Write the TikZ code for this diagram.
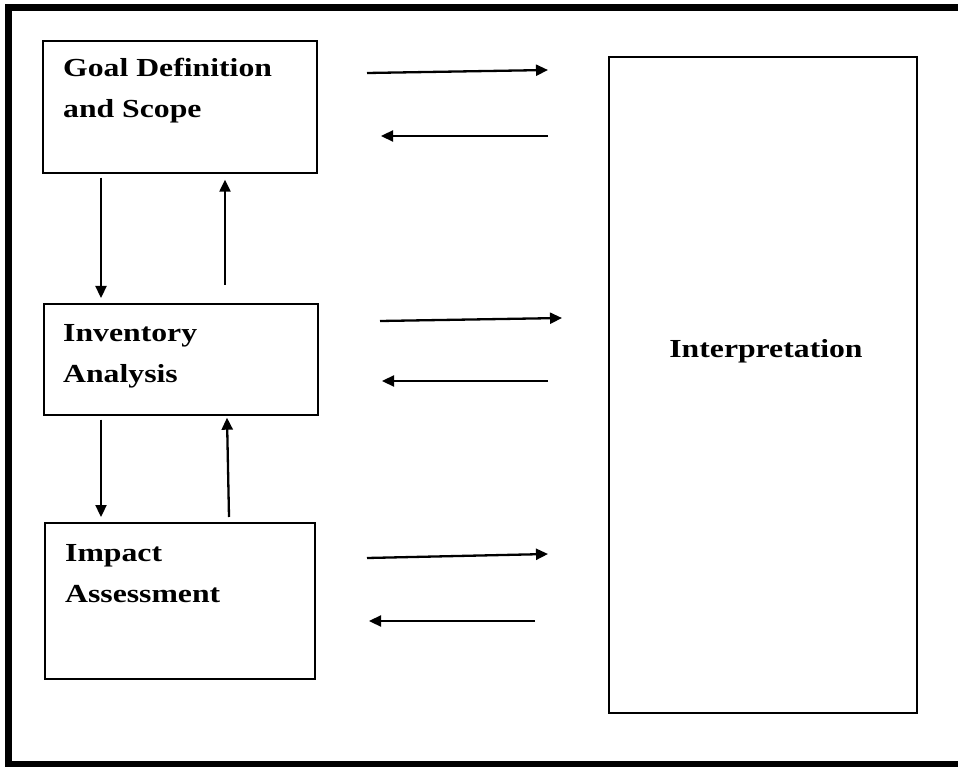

==

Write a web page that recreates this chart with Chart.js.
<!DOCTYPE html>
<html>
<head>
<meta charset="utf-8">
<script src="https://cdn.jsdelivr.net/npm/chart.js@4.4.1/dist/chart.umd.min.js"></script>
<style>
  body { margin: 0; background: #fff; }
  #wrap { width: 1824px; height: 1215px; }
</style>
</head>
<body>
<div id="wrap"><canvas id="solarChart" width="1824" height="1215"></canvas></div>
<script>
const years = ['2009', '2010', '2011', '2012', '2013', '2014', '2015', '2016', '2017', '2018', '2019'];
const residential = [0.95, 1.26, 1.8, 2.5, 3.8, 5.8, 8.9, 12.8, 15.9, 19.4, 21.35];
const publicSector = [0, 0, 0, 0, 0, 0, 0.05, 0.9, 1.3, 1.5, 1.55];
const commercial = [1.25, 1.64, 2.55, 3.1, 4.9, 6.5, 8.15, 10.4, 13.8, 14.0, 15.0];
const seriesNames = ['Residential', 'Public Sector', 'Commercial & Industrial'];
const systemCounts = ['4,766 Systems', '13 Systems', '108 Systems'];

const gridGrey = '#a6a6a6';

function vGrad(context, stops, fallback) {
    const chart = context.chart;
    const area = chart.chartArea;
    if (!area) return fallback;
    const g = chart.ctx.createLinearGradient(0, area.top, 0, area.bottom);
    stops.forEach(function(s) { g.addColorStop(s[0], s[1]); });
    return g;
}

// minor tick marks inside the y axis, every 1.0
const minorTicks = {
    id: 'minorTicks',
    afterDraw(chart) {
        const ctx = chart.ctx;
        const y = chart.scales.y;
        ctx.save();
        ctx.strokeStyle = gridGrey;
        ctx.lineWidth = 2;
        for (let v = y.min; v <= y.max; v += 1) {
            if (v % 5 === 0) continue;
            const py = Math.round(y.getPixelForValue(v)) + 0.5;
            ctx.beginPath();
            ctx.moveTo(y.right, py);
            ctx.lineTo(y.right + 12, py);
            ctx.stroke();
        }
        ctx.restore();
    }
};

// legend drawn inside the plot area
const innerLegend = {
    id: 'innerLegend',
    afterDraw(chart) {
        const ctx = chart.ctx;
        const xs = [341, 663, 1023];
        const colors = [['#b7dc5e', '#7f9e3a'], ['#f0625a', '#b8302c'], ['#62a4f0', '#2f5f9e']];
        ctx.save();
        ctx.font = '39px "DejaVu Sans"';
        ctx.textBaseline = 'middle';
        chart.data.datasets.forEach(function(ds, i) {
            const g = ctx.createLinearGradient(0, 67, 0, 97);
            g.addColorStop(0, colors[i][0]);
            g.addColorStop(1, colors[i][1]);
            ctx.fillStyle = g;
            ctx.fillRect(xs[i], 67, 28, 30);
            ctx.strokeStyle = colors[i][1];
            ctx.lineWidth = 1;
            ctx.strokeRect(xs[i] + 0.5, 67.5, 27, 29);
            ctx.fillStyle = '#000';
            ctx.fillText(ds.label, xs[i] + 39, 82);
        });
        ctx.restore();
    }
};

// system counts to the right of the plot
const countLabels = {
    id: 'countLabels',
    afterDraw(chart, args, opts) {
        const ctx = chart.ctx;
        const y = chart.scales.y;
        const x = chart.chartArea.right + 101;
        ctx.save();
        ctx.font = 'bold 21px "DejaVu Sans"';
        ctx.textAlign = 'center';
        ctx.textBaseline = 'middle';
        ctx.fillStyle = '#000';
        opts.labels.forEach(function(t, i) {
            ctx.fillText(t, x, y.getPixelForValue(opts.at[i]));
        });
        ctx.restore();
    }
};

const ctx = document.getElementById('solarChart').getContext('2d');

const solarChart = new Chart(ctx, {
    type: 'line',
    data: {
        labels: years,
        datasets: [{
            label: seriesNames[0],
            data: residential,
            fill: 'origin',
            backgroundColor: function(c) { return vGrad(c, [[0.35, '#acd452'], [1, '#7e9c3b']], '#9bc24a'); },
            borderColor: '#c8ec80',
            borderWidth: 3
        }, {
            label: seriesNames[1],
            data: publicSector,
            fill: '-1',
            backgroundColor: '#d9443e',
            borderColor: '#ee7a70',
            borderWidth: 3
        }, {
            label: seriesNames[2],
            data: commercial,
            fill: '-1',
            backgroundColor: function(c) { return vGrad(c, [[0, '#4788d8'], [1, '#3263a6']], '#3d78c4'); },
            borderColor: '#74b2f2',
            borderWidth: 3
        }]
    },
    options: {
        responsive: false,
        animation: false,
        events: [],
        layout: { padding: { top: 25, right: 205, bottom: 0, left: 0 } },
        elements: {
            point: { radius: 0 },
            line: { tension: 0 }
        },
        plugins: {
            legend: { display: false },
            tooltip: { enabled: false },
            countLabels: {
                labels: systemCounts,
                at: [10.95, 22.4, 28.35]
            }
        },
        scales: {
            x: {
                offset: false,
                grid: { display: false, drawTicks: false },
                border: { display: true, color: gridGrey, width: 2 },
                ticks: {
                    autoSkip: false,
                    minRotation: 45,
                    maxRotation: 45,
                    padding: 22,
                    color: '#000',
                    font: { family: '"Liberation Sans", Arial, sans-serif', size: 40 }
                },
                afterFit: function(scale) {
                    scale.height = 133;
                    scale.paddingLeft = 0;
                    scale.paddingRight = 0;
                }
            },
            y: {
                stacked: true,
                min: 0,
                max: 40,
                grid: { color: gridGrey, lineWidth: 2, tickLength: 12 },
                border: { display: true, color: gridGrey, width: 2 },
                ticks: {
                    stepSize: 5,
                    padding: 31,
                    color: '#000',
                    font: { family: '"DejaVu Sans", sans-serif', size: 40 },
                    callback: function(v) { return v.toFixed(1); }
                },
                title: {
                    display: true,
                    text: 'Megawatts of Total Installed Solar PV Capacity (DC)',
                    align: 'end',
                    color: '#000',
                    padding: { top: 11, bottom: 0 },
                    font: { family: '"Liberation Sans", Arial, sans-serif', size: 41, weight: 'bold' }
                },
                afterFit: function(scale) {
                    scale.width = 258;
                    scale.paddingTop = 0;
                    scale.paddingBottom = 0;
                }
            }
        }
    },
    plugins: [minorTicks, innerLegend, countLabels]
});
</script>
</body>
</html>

...

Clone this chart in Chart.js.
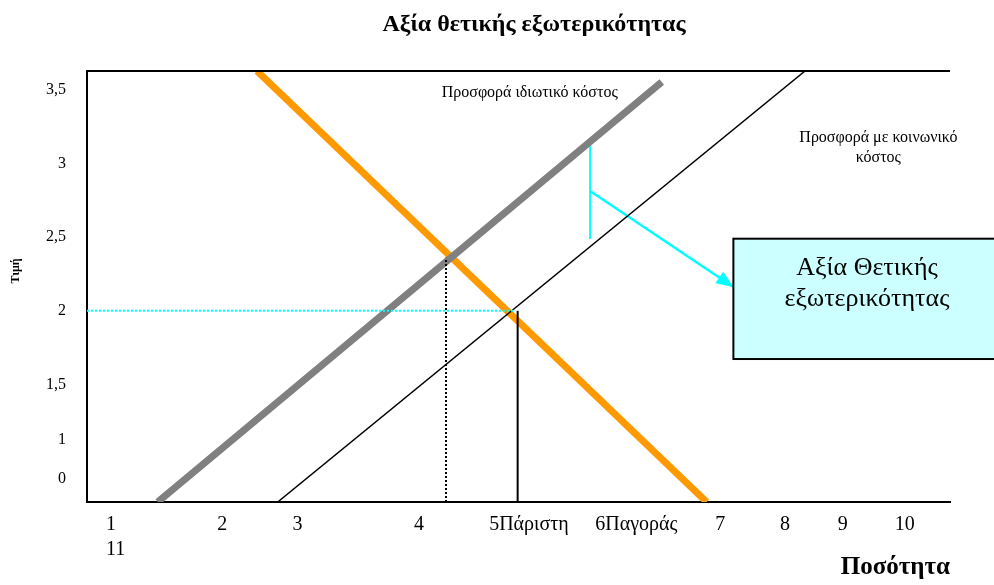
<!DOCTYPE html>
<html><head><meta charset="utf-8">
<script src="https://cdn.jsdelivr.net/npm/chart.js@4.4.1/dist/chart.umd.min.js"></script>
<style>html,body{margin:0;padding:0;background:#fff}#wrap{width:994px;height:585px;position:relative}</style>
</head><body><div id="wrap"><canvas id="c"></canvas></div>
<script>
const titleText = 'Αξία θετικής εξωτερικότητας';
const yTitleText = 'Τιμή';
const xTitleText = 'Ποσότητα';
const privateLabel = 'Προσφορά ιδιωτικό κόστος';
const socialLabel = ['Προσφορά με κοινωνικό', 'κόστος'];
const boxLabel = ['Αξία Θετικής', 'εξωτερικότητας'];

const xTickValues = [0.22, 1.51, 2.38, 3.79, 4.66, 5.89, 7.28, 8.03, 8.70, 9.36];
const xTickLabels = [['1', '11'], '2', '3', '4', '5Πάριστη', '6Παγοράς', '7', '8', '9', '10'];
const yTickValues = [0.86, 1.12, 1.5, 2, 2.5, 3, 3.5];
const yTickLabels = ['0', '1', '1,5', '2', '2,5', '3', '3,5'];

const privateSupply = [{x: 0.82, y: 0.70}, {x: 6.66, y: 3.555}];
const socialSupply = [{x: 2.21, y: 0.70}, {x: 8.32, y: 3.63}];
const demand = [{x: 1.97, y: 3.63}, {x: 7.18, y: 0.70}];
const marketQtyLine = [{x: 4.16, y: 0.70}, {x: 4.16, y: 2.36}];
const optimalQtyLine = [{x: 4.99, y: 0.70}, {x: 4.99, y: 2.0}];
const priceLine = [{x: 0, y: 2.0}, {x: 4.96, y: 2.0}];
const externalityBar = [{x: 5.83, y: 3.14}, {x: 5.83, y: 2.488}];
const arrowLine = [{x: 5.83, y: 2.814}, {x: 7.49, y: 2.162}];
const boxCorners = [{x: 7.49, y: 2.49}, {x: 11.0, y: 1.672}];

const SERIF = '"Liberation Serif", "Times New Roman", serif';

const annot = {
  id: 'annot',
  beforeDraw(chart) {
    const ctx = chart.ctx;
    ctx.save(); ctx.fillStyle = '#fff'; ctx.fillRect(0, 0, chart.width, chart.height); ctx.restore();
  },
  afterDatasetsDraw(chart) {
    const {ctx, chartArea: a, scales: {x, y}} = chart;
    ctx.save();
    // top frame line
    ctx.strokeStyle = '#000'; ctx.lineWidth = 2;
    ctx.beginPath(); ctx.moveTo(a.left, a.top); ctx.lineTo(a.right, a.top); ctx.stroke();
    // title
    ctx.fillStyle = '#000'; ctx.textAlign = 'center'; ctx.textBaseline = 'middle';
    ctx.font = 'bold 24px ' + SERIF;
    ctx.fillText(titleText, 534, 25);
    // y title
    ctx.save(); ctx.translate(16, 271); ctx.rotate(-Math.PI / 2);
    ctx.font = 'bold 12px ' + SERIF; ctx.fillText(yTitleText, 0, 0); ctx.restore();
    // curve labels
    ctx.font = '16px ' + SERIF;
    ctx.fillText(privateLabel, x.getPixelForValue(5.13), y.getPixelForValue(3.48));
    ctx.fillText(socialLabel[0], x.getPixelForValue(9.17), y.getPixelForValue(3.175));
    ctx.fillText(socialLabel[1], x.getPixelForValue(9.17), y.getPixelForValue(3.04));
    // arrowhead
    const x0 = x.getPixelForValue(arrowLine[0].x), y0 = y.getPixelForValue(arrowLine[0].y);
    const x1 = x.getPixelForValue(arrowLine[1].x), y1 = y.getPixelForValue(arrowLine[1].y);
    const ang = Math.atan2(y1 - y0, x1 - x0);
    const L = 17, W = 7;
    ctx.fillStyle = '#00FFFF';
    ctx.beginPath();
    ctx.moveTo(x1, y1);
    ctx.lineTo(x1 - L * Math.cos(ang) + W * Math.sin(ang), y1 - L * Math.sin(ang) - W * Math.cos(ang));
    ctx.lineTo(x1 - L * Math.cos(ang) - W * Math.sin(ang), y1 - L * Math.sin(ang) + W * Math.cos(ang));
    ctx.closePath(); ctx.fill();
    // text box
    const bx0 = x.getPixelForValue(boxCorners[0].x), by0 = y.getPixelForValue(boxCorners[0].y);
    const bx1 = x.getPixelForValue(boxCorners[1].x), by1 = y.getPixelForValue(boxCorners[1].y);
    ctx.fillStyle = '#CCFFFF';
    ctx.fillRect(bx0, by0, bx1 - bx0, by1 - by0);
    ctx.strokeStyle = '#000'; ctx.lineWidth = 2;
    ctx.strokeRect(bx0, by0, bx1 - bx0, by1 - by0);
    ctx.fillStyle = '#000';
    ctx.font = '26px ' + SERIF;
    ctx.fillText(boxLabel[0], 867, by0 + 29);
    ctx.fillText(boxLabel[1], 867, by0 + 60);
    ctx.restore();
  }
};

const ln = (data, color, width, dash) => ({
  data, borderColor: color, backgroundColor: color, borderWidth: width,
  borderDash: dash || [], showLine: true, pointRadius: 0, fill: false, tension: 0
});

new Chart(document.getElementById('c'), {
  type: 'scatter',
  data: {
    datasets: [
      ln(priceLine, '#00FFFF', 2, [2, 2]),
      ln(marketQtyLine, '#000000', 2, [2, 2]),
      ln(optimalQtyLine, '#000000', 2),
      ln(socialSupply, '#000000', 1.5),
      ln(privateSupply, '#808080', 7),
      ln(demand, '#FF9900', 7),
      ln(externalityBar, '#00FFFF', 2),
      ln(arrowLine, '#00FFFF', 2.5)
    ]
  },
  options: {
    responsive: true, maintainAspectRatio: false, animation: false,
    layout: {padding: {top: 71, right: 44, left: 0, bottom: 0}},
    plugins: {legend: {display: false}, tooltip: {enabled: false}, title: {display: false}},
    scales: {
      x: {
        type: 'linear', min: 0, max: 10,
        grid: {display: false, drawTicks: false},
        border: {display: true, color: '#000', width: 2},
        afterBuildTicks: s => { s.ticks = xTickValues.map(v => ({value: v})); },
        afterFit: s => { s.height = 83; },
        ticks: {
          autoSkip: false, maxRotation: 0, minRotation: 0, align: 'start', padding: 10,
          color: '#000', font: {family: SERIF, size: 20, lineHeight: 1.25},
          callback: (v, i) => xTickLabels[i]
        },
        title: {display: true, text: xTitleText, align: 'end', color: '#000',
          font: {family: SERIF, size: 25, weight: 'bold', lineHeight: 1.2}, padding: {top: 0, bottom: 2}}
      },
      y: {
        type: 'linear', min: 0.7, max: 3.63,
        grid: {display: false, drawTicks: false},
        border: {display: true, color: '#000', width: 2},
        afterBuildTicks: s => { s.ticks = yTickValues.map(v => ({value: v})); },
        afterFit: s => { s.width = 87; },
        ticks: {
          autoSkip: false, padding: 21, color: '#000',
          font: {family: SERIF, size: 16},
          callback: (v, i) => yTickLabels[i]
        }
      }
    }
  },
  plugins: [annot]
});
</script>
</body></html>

_What you have to do_
Gather up the lines that contain the word "Write".

_Written solution_
Write the TikZ code for this diagram.
Write a web page that recreates this chart with Chart.js.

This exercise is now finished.